WORK INSTRUCTIONS
Set the listing down again exactly, please, apart from its pictures.

AVAILABLE DATA
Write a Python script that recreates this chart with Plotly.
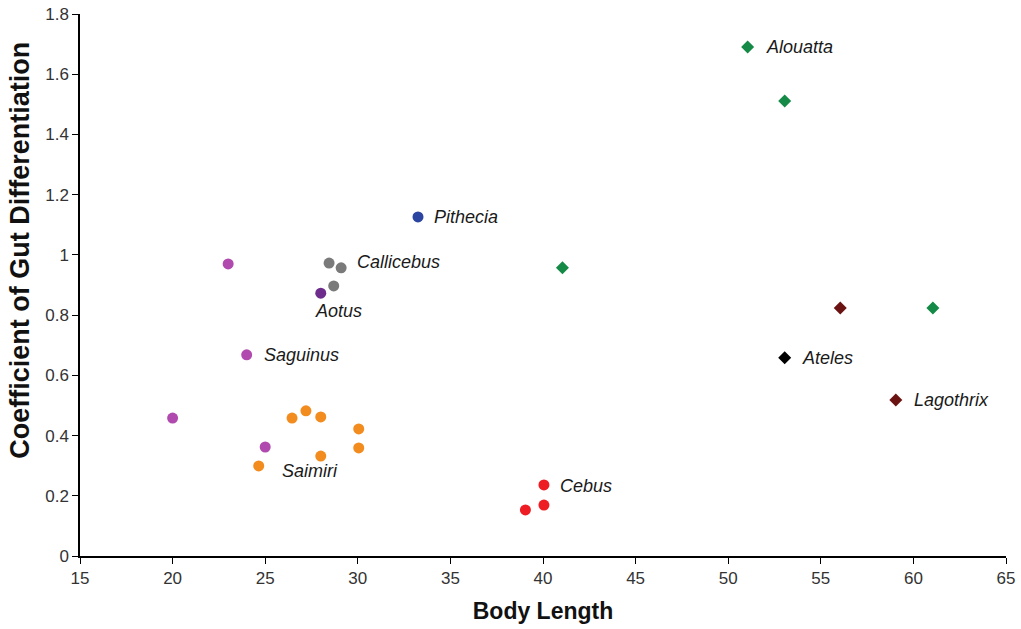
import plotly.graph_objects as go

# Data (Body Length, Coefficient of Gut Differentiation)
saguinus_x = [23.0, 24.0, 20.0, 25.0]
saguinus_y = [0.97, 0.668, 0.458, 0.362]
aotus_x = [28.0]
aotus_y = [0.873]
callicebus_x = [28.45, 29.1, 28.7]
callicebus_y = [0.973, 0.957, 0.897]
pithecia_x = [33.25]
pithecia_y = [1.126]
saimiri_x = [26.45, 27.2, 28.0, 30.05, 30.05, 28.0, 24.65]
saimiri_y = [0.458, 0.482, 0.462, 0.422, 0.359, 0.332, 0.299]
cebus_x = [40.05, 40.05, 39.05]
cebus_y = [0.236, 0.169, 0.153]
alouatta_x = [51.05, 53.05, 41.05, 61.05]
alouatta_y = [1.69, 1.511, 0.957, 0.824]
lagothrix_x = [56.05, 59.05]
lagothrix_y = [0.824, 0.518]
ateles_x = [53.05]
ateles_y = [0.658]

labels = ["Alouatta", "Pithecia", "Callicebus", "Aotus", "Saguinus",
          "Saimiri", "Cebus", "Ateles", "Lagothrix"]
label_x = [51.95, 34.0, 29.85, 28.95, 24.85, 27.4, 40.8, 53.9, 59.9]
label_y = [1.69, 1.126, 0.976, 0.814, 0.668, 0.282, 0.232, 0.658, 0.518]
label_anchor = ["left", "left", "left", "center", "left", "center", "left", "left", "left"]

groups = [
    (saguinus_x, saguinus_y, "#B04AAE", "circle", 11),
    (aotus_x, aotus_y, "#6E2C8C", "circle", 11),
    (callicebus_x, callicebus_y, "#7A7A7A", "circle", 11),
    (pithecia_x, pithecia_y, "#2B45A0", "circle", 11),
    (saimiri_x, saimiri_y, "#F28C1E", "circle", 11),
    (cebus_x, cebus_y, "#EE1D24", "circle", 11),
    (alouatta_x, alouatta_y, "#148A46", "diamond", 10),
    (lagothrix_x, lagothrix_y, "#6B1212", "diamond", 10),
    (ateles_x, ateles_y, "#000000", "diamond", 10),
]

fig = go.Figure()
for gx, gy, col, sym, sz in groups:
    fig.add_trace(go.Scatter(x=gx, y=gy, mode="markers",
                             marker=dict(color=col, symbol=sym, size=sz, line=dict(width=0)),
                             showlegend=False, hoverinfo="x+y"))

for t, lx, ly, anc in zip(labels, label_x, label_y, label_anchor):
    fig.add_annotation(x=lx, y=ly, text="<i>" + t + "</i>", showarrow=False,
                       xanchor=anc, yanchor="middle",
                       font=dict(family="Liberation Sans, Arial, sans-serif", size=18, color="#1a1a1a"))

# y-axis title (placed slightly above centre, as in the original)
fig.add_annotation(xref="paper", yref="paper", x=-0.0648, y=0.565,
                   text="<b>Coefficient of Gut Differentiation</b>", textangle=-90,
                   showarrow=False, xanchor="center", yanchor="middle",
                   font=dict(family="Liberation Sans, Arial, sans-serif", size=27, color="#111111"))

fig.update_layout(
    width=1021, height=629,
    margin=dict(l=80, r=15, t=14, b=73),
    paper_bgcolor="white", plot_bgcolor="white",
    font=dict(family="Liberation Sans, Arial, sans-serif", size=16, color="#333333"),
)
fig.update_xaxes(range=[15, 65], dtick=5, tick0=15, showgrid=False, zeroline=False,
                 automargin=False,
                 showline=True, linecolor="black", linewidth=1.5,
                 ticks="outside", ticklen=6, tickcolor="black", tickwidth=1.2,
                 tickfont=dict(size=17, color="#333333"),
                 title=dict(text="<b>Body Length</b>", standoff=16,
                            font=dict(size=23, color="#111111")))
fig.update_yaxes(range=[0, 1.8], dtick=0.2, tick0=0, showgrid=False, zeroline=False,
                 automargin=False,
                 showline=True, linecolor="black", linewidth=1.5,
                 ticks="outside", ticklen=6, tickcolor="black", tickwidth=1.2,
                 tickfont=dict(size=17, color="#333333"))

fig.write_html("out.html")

FULL ANSWER
Write a Python script that recreates this chart with Plotly.
import plotly.graph_objects as go

# Data (Body Length, Coefficient of Gut Differentiation)
saguinus_x = [23.0, 24.0, 20.0, 25.0]
saguinus_y = [0.97, 0.668, 0.458, 0.362]
aotus_x = [28.0]
aotus_y = [0.873]
callicebus_x = [28.45, 29.1, 28.7]
callicebus_y = [0.973, 0.957, 0.897]
pithecia_x = [33.25]
pithecia_y = [1.126]
saimiri_x = [26.45, 27.2, 28.0, 30.05, 30.05, 28.0, 24.65]
saimiri_y = [0.458, 0.482, 0.462, 0.422, 0.359, 0.332, 0.299]
cebus_x = [40.05, 40.05, 39.05]
cebus_y = [0.236, 0.169, 0.153]
alouatta_x = [51.05, 53.05, 41.05, 61.05]
alouatta_y = [1.69, 1.511, 0.957, 0.824]
lagothrix_x = [56.05, 59.05]
lagothrix_y = [0.824, 0.518]
ateles_x = [53.05]
ateles_y = [0.658]

labels = ["Alouatta", "Pithecia", "Callicebus", "Aotus", "Saguinus",
          "Saimiri", "Cebus", "Ateles", "Lagothrix"]
label_x = [51.95, 34.0, 29.85, 28.95, 24.85, 27.4, 40.8, 53.9, 59.9]
label_y = [1.69, 1.126, 0.976, 0.814, 0.668, 0.282, 0.232, 0.658, 0.518]
label_anchor = ["left", "left", "left", "center", "left", "center", "left", "left", "left"]

groups = [
    (saguinus_x, saguinus_y, "#B04AAE", "circle", 11),
    (aotus_x, aotus_y, "#6E2C8C", "circle", 11),
    (callicebus_x, callicebus_y, "#7A7A7A", "circle", 11),
    (pithecia_x, pithecia_y, "#2B45A0", "circle", 11),
    (saimiri_x, saimiri_y, "#F28C1E", "circle", 11),
    (cebus_x, cebus_y, "#EE1D24", "circle", 11),
    (alouatta_x, alouatta_y, "#148A46", "diamond", 10),
    (lagothrix_x, lagothrix_y, "#6B1212", "diamond", 10),
    (ateles_x, ateles_y, "#000000", "diamond", 10),
]

fig = go.Figure()
for gx, gy, col, sym, sz in groups:
    fig.add_trace(go.Scatter(x=gx, y=gy, mode="markers",
                             marker=dict(color=col, symbol=sym, size=sz, line=dict(width=0)),
                             showlegend=False, hoverinfo="x+y"))

for t, lx, ly, anc in zip(labels, label_x, label_y, label_anchor):
    fig.add_annotation(x=lx, y=ly, text="<i>" + t + "</i>", showarrow=False,
                       xanchor=anc, yanchor="middle",
                       font=dict(family="Liberation Sans, Arial, sans-serif", size=18, color="#1a1a1a"))

# y-axis title (placed slightly above centre, as in the original)
fig.add_annotation(xref="paper", yref="paper", x=-0.0648, y=0.565,
                   text="<b>Coefficient of Gut Differentiation</b>", textangle=-90,
                   showarrow=False, xanchor="center", yanchor="middle",
                   font=dict(family="Liberation Sans, Arial, sans-serif", size=27, color="#111111"))

fig.update_layout(
    width=1021, height=629,
    margin=dict(l=80, r=15, t=14, b=73),
    paper_bgcolor="white", plot_bgcolor="white",
    font=dict(family="Liberation Sans, Arial, sans-serif", size=16, color="#333333"),
)
fig.update_xaxes(range=[15, 65], dtick=5, tick0=15, showgrid=False, zeroline=False,
                 automargin=False,
                 showline=True, linecolor="black", linewidth=1.5,
                 ticks="outside", ticklen=6, tickcolor="black", tickwidth=1.2,
                 tickfont=dict(size=17, color="#333333"),
                 title=dict(text="<b>Body Length</b>", standoff=16,
                            font=dict(size=23, color="#111111")))
fig.update_yaxes(range=[0, 1.8], dtick=0.2, tick0=0, showgrid=False, zeroline=False,
                 automargin=False,
                 showline=True, linecolor="black", linewidth=1.5,
                 ticks="outside", ticklen=6, tickcolor="black", tickwidth=1.2,
                 tickfont=dict(size=17, color="#333333"))

fig.write_html("out.html")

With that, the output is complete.